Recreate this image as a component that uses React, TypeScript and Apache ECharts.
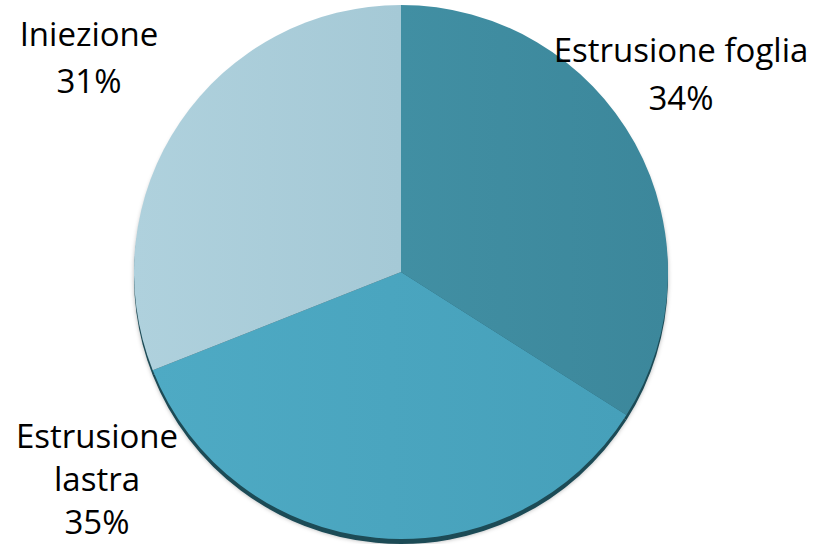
import React, { useEffect, useRef } from "react";
import * as echarts from "echarts";

const categories = ["Estrusione foglia", "Estrusione lastra", "Iniezione"];
const values = [34, 35, 31];
const colors = [
  ["#418fa3", "#3c879b"],
  ["#4eaac4", "#46a0ba"],
  ["#afd1dd", "#a5c9d6"],
];
const labelPos = [
  { x: 681, y: 73 },
  { x: 97, y: 478 },
  { x: 89, y: 57 },
];
const labelLineHeights = [48, 43, 47];

export default function App() {
  const ref = useRef<HTMLDivElement>(null);
  useEffect(() => {
    if (!ref.current) return;
    const chart = echarts.init(ref.current, null, { renderer: "svg" });
    const data = categories.map((name, i) => ({
      name,
      value: values[i],
      label: { lineHeight: labelLineHeights[i] },
      itemStyle: {
        color: new echarts.graphic.LinearGradient(0, 0, 1, 0, [
          { offset: 0, color: colors[i][0] },
          { offset: 1, color: colors[i][1] },
        ]),
      },
    }));
    chart.setOption({
      animation: false,
      series: [
        {
          type: "pie",
          silent: true,
          center: [401, 277],
          radius: 267,
          startAngle: 90,
          z: 1,
          label: { show: false },
          labelLine: { show: false },
          itemStyle: { color: "#1f4b56", shadowBlur: 4, shadowColor: "rgba(0,0,0,0.3)" },
          data: categories.map((name, i) => ({ name, value: values[i] })),
        },
        {
          type: "pie",
          center: [401, 272],
          radius: 267,
          startAngle: 90,
          z: 2,
          percentPrecision: 0,
          label: {
            show: true,
            position: "outside",
            color: "#000",
            fontFamily: "Open Sans",
            fontSize: 33,
            align: "center",
            overflow: "none",
            width: 400,
            formatter: (p: any) =>
              (p.name === "Estrusione lastra" ? "Estrusione\nlastra" : p.name) + "\n" + p.percent + "%",
          },
          labelLine: { show: false },
          labelLayout: (params: any) => {
            const pos = labelPos[params.dataIndex];
            return { x: pos.x, y: pos.y, align: "center", verticalAlign: "middle" };
          },
          data,
        },
      ],
    });
    return () => chart.dispose();
  }, []);
  return (
    <div
      ref={ref}
      style={{ position: "fixed", left: 0, top: 0, width: 820, height: 544, background: "#fff" }}
    />
  );
}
────────────────────
[Work instructions]
Pictures are excluded: retype only the lines from the beginning of the listing above through the line with "import * as", both included.

[Task solution]
Recreate this image as a component that uses React, TypeScript and Apache ECharts.
import React, { useEffect, useRef } from "react";
import * as echarts from "echarts";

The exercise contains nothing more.